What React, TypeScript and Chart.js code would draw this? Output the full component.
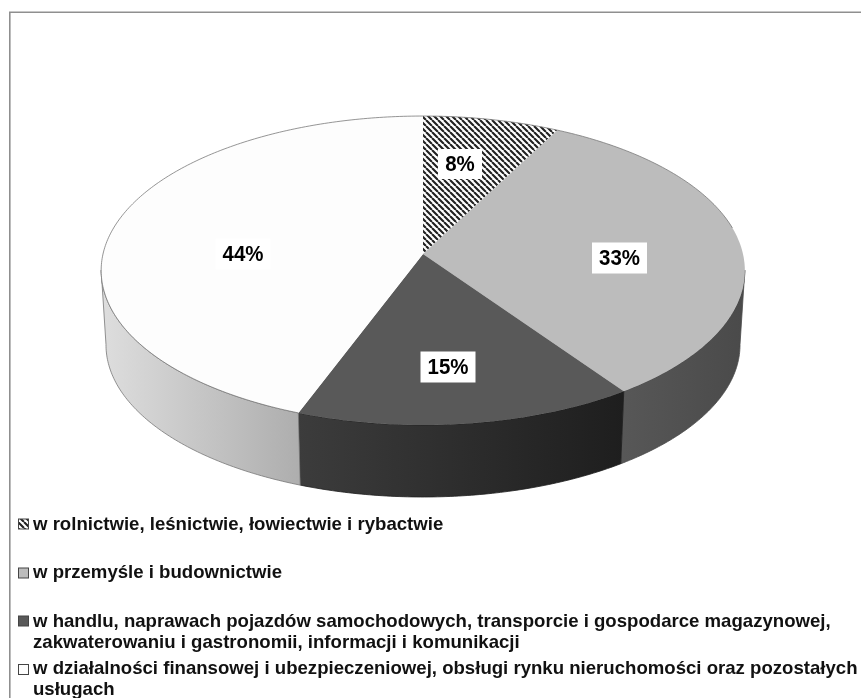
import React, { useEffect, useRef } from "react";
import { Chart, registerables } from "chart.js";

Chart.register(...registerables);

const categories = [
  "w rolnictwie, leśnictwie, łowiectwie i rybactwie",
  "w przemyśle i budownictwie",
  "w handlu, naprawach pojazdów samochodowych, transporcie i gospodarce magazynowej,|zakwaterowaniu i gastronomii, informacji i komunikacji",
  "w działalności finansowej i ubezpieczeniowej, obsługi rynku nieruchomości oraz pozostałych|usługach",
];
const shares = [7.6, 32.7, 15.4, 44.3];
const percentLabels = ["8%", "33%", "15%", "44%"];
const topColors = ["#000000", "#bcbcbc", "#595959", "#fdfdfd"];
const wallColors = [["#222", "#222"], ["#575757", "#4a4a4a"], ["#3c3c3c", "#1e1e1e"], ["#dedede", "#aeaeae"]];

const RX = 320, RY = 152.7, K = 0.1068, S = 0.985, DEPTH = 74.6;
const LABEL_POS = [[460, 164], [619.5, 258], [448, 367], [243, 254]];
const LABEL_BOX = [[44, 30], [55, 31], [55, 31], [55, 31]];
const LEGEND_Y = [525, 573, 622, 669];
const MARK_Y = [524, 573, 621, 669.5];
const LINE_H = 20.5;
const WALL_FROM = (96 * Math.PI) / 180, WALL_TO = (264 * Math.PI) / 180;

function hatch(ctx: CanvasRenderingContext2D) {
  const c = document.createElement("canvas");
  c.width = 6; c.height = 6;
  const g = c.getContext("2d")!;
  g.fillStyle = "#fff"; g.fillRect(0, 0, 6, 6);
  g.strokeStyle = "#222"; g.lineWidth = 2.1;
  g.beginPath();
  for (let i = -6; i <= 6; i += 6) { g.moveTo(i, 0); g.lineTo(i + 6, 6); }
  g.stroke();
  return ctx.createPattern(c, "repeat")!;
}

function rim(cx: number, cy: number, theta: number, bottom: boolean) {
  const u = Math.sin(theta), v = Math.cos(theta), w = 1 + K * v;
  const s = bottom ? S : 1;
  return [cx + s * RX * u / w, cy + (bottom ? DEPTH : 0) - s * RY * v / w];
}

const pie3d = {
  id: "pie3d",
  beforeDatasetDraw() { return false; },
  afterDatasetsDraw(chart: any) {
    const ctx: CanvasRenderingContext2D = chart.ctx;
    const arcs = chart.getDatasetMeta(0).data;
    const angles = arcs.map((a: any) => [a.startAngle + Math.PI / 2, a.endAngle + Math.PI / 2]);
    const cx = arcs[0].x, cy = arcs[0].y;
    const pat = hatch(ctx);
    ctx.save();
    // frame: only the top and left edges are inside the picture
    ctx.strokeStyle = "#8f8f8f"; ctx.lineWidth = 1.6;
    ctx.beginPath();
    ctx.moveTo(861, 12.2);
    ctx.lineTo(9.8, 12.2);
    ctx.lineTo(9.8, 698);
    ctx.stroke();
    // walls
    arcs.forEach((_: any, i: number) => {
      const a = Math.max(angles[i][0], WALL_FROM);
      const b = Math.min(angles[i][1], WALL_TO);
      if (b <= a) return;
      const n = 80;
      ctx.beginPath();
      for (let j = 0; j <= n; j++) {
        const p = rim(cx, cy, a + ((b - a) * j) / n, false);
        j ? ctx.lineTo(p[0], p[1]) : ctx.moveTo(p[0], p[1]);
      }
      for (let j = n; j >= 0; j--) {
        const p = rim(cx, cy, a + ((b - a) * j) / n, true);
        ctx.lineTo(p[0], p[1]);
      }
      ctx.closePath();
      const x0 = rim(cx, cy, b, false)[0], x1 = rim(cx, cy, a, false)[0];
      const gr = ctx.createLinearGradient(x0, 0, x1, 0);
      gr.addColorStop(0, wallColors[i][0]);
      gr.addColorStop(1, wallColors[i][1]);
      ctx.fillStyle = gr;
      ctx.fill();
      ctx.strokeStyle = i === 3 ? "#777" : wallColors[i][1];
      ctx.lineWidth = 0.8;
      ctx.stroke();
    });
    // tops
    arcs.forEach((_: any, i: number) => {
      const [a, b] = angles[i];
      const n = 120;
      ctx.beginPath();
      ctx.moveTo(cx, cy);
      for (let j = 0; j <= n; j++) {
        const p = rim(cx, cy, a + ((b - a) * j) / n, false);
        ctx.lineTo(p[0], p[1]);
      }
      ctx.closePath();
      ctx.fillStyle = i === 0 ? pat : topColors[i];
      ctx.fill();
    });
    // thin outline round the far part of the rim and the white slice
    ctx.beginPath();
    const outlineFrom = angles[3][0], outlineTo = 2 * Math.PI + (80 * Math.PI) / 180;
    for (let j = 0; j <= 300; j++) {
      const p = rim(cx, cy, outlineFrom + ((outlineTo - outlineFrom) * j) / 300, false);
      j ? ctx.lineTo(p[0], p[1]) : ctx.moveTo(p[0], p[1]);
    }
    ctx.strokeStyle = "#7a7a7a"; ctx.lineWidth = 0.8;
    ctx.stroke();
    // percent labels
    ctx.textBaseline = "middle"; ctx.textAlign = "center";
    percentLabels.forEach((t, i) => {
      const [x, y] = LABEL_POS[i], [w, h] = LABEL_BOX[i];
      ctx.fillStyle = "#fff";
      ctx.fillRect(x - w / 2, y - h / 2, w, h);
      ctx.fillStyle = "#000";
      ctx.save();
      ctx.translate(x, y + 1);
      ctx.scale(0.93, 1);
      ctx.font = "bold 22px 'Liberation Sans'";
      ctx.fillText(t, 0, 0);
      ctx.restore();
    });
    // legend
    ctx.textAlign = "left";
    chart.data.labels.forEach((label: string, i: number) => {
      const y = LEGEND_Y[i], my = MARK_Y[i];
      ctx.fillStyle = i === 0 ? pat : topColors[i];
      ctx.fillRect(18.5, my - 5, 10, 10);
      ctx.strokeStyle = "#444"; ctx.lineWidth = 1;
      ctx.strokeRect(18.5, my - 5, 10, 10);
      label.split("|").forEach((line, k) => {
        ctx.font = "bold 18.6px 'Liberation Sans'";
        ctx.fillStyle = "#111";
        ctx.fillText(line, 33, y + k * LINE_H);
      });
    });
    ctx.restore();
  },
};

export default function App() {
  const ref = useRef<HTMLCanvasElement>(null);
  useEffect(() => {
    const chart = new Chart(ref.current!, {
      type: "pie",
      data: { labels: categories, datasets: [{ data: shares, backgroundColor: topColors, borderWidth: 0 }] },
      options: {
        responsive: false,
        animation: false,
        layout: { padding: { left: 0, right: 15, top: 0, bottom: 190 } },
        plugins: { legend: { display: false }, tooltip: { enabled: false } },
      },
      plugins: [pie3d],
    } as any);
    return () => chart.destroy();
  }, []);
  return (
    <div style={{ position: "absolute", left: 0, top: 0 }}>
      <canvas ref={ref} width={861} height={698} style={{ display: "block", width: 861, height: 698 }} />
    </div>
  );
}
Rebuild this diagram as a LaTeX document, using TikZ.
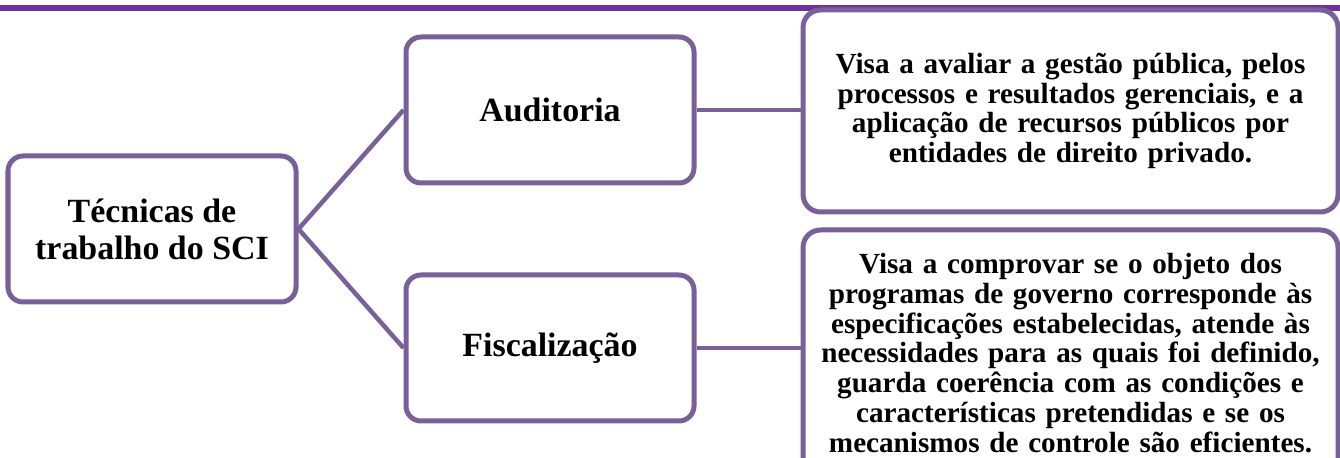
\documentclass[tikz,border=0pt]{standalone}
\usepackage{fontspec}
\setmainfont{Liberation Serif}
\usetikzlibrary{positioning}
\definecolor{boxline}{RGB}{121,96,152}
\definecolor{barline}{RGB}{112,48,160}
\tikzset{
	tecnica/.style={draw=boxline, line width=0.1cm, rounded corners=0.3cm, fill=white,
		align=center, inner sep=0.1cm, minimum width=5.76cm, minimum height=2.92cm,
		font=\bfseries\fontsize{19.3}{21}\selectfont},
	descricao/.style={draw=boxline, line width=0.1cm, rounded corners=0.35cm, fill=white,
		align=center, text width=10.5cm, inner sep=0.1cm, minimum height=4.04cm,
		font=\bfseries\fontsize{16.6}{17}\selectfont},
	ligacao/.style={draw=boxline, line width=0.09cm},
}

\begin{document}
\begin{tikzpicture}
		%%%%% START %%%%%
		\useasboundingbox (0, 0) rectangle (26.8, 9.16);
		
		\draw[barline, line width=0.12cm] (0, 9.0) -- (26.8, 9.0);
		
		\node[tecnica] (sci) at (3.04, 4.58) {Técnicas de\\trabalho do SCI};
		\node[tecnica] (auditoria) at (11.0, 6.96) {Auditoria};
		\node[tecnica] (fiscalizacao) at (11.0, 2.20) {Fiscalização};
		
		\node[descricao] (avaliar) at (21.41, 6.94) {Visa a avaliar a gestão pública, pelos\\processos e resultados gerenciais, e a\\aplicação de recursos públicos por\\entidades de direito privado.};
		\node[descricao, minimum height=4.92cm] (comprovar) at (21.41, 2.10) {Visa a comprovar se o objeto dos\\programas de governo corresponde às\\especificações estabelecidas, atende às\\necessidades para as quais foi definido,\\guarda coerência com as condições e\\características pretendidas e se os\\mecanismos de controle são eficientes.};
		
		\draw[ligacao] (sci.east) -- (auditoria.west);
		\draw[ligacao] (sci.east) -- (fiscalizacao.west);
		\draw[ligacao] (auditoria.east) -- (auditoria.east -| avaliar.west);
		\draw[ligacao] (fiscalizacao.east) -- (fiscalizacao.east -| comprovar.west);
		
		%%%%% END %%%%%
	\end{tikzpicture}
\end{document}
::::
> **Task details**: Only the lines from the start of the records through the line containing "Chart.register(...registerables);" should be repeated, word for word, with the pictures left out.

> **Exercise response**:
What React, TypeScript and Chart.js code would draw this? Output the full component.
import React, { useEffect, useRef } from "react";
import { Chart, registerables } from "chart.js";

Chart.register(...registerables);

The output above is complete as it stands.